DATA TO USE:
····················
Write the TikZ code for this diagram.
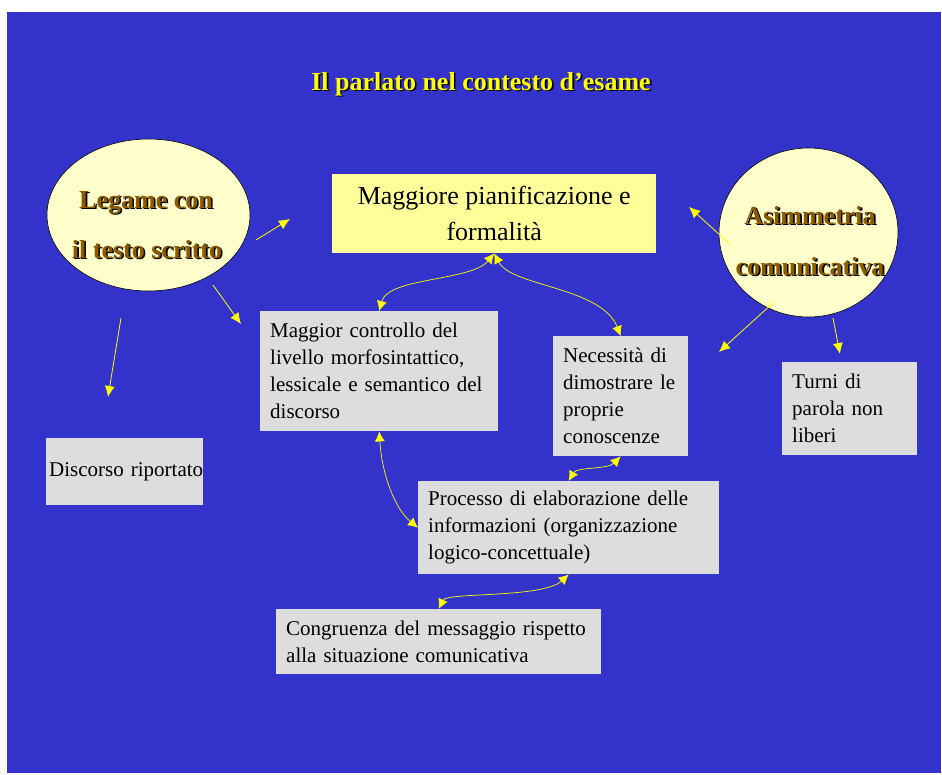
····················
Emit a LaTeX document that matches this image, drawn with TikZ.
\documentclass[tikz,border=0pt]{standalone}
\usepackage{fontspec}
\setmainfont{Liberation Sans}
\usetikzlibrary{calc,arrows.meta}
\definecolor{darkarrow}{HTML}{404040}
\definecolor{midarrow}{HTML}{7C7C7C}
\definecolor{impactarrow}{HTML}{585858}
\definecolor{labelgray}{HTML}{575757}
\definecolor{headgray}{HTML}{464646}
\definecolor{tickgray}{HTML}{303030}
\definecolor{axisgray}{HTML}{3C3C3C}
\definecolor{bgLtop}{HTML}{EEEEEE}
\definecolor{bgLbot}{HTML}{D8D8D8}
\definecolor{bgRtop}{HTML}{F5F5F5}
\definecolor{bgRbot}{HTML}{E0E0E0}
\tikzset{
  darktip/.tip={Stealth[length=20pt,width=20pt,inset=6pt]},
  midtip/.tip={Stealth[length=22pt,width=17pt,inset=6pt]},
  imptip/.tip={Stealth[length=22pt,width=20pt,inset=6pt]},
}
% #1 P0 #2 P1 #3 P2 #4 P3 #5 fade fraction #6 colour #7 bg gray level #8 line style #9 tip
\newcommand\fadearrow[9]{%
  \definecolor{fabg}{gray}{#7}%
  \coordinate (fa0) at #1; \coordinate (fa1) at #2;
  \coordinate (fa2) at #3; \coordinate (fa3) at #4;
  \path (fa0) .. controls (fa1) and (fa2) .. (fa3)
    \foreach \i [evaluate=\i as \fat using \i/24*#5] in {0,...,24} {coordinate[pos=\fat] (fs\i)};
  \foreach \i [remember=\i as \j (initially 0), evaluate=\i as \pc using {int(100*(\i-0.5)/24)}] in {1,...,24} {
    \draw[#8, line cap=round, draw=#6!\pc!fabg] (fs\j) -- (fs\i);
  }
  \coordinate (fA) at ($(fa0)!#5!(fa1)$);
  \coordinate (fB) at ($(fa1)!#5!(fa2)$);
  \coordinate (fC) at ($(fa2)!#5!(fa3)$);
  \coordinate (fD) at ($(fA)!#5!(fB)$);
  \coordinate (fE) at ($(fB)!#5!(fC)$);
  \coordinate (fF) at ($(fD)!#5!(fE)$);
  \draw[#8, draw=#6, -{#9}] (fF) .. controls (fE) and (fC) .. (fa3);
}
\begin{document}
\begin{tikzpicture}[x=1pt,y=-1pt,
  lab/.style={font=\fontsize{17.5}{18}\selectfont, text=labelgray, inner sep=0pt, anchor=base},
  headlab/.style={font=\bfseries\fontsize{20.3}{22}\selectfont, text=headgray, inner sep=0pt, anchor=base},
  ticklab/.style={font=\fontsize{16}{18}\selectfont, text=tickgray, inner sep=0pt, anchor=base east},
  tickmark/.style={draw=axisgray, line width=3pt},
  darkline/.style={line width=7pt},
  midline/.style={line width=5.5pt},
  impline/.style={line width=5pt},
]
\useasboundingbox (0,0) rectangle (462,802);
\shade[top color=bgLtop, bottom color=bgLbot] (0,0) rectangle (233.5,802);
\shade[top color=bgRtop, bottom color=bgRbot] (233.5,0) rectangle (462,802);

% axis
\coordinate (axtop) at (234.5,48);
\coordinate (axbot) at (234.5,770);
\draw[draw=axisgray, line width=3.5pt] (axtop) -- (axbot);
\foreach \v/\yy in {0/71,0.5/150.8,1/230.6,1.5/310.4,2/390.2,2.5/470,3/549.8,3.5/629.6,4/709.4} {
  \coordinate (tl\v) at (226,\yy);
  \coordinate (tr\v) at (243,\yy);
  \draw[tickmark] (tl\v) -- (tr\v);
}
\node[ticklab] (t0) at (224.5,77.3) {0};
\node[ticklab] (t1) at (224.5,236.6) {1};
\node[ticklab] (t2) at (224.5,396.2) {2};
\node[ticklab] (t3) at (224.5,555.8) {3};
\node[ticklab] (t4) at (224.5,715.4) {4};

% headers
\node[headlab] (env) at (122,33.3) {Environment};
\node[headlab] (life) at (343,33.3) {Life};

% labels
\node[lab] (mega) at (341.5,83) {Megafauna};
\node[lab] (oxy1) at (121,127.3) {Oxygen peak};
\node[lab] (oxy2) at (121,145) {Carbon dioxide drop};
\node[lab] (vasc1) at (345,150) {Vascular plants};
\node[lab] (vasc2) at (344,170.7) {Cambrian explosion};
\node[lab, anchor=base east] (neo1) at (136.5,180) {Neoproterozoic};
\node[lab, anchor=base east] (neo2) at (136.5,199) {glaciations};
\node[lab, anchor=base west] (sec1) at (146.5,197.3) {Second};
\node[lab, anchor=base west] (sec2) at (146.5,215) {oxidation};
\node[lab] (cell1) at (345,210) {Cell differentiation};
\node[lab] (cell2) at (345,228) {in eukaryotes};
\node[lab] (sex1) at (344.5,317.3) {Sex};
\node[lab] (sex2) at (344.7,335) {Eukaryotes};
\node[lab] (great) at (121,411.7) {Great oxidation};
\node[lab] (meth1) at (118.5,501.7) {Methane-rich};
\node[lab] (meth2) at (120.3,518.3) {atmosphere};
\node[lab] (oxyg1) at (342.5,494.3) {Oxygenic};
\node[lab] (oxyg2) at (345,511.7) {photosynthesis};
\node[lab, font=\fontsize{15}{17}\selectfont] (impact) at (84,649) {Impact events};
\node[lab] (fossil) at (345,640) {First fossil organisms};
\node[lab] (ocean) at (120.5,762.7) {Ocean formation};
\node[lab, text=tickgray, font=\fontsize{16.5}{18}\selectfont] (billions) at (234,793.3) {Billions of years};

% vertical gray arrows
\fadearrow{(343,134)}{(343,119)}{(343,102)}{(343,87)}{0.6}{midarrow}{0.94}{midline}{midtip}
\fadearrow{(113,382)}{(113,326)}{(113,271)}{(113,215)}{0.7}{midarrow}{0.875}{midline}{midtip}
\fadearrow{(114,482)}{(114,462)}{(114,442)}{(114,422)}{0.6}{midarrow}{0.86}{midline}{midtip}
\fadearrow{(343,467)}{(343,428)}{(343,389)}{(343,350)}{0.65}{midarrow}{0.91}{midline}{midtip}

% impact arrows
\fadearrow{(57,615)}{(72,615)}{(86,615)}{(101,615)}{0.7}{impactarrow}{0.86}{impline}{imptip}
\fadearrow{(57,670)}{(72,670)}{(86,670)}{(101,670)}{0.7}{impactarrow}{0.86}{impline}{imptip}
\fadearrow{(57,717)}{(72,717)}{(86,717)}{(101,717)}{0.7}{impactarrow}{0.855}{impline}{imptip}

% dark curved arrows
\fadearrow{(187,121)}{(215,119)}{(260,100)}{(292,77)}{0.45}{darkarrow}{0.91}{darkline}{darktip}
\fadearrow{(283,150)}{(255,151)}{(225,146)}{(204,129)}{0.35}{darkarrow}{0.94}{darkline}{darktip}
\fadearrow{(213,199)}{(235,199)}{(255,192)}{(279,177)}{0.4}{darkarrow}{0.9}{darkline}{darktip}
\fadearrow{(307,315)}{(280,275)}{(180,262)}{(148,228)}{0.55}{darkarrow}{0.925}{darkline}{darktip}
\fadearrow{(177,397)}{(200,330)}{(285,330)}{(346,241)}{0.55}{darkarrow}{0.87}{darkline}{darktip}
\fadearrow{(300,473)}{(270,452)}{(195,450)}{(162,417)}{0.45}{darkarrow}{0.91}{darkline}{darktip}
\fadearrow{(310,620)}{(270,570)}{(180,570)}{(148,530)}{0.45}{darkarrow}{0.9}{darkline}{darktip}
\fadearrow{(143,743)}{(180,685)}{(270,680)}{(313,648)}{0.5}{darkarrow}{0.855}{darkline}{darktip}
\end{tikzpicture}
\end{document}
····················
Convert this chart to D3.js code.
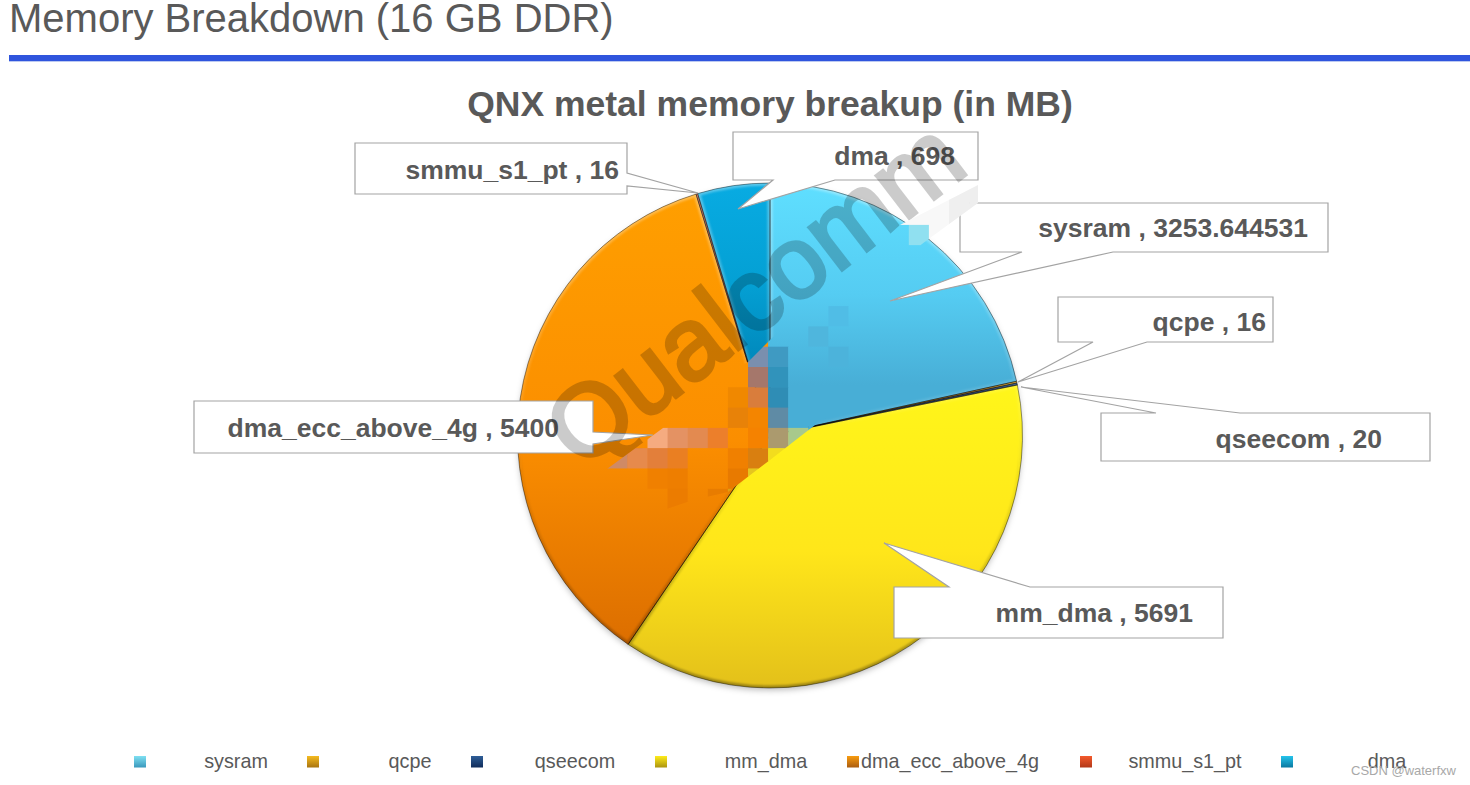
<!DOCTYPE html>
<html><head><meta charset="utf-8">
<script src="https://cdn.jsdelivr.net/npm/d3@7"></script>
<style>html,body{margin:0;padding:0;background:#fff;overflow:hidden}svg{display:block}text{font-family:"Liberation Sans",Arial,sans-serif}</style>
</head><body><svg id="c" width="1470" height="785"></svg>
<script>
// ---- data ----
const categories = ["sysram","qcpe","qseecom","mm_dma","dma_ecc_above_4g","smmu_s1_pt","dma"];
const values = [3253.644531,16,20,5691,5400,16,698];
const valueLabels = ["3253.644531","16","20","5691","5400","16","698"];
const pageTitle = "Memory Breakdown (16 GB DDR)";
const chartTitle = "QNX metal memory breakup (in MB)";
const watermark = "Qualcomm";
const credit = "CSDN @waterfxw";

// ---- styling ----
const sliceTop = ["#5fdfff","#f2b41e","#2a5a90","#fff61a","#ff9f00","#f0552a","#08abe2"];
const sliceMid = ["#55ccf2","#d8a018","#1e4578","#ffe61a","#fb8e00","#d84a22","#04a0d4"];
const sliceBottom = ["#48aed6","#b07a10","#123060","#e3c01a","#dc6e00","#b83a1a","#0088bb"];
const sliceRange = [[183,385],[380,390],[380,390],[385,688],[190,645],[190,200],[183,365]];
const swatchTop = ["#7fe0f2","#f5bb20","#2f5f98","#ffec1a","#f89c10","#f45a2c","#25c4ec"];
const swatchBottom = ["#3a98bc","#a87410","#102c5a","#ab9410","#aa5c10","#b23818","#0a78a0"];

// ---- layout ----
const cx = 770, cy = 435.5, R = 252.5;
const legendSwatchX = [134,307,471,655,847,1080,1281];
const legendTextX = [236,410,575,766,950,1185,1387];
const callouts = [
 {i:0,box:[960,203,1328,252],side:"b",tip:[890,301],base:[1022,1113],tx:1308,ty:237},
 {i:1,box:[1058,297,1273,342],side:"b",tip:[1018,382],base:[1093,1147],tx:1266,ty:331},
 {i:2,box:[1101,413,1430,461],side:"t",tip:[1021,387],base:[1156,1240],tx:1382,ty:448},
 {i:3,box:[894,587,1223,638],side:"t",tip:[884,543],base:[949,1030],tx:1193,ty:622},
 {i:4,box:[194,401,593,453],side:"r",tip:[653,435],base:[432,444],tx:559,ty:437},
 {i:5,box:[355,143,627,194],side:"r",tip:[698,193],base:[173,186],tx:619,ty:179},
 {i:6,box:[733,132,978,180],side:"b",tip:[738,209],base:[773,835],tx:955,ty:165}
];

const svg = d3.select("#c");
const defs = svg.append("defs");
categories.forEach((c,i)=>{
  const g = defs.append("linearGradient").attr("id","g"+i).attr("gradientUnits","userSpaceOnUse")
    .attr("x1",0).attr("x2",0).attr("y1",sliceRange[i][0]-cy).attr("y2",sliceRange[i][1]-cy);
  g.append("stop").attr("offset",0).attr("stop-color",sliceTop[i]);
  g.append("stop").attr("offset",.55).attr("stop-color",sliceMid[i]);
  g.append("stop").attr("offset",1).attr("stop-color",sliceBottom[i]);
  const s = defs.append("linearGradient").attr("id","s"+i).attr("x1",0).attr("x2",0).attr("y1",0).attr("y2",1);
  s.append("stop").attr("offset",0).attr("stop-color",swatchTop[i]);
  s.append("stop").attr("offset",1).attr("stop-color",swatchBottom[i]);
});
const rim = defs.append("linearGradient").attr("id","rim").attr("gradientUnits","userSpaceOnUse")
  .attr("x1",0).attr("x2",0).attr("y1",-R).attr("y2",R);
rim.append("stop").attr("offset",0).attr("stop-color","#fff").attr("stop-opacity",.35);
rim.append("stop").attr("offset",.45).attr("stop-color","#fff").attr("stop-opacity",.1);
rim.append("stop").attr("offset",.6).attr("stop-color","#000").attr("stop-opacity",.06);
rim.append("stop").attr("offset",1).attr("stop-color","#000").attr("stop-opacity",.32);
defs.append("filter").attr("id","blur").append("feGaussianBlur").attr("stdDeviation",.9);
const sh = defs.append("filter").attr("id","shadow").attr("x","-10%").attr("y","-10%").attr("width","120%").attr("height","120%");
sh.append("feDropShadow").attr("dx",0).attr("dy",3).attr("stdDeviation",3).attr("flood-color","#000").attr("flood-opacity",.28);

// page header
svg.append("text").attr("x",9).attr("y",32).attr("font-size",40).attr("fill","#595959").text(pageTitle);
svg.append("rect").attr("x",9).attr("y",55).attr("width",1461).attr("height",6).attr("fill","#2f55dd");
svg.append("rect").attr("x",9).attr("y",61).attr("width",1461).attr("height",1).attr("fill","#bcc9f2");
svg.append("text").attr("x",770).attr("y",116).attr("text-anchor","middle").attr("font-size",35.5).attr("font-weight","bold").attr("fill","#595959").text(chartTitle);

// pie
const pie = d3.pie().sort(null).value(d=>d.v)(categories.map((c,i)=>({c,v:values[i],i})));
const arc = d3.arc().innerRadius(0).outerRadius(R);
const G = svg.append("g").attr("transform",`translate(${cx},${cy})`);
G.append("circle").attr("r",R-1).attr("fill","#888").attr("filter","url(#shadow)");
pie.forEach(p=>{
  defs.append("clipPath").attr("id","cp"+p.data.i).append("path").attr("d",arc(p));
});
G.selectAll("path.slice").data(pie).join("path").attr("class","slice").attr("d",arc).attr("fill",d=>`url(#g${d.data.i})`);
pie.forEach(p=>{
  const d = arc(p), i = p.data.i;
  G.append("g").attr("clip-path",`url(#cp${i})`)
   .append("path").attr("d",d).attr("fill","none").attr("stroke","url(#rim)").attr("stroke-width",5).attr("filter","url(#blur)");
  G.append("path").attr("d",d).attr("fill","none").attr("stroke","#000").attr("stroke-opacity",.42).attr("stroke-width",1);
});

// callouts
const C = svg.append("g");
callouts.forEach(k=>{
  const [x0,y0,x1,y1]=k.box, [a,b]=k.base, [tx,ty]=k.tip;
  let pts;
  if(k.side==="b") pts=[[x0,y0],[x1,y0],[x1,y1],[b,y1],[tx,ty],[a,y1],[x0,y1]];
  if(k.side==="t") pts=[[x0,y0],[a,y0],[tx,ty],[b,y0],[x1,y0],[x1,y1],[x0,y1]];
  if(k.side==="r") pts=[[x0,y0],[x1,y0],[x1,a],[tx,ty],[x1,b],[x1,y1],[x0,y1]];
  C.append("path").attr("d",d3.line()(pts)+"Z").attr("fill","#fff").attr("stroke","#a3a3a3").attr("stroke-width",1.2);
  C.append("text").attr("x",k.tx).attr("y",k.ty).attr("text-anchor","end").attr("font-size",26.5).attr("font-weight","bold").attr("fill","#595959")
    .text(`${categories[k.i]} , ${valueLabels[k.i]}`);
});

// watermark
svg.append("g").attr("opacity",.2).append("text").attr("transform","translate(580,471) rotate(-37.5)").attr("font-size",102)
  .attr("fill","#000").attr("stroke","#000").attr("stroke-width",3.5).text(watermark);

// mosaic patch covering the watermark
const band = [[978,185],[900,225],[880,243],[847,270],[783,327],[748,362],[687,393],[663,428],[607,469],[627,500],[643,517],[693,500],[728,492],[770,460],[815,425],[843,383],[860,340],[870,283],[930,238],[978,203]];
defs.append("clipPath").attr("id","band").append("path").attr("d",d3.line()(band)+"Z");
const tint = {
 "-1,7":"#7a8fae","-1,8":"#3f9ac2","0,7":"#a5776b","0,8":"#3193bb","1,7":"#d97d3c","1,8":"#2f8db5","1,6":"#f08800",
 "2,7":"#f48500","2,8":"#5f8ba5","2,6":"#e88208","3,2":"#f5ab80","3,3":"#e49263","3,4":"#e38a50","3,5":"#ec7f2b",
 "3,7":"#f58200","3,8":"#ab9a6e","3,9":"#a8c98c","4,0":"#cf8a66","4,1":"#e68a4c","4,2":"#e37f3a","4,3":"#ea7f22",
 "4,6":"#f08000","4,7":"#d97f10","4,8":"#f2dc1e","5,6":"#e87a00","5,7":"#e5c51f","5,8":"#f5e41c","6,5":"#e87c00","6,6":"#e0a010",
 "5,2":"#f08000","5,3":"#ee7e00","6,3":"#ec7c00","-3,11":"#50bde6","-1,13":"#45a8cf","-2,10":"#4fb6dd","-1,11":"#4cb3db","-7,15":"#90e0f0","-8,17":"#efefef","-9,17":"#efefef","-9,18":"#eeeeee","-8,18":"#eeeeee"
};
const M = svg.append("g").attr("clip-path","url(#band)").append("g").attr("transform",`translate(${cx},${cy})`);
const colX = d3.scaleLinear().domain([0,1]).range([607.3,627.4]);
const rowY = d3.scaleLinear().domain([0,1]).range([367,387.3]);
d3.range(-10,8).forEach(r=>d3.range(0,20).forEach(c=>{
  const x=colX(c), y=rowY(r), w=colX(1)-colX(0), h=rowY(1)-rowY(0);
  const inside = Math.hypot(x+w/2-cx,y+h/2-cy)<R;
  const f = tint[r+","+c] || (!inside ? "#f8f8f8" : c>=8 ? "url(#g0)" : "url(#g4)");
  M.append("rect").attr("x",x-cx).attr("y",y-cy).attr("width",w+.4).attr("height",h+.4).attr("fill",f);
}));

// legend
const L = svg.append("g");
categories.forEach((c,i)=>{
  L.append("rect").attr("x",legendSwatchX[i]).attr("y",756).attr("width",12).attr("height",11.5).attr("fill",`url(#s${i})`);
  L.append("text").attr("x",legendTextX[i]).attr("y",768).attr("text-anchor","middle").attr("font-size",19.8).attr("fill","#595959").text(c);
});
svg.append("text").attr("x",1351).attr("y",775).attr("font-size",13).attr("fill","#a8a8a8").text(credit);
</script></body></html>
····················
TASK PROMPT:
From the data, list each line in which the string "this" appears.

RESPONSE TO THE EXERCISE:
Write the TikZ code for this diagram.
Emit a LaTeX document that matches this image, drawn with TikZ.
Convert this chart to D3.js code.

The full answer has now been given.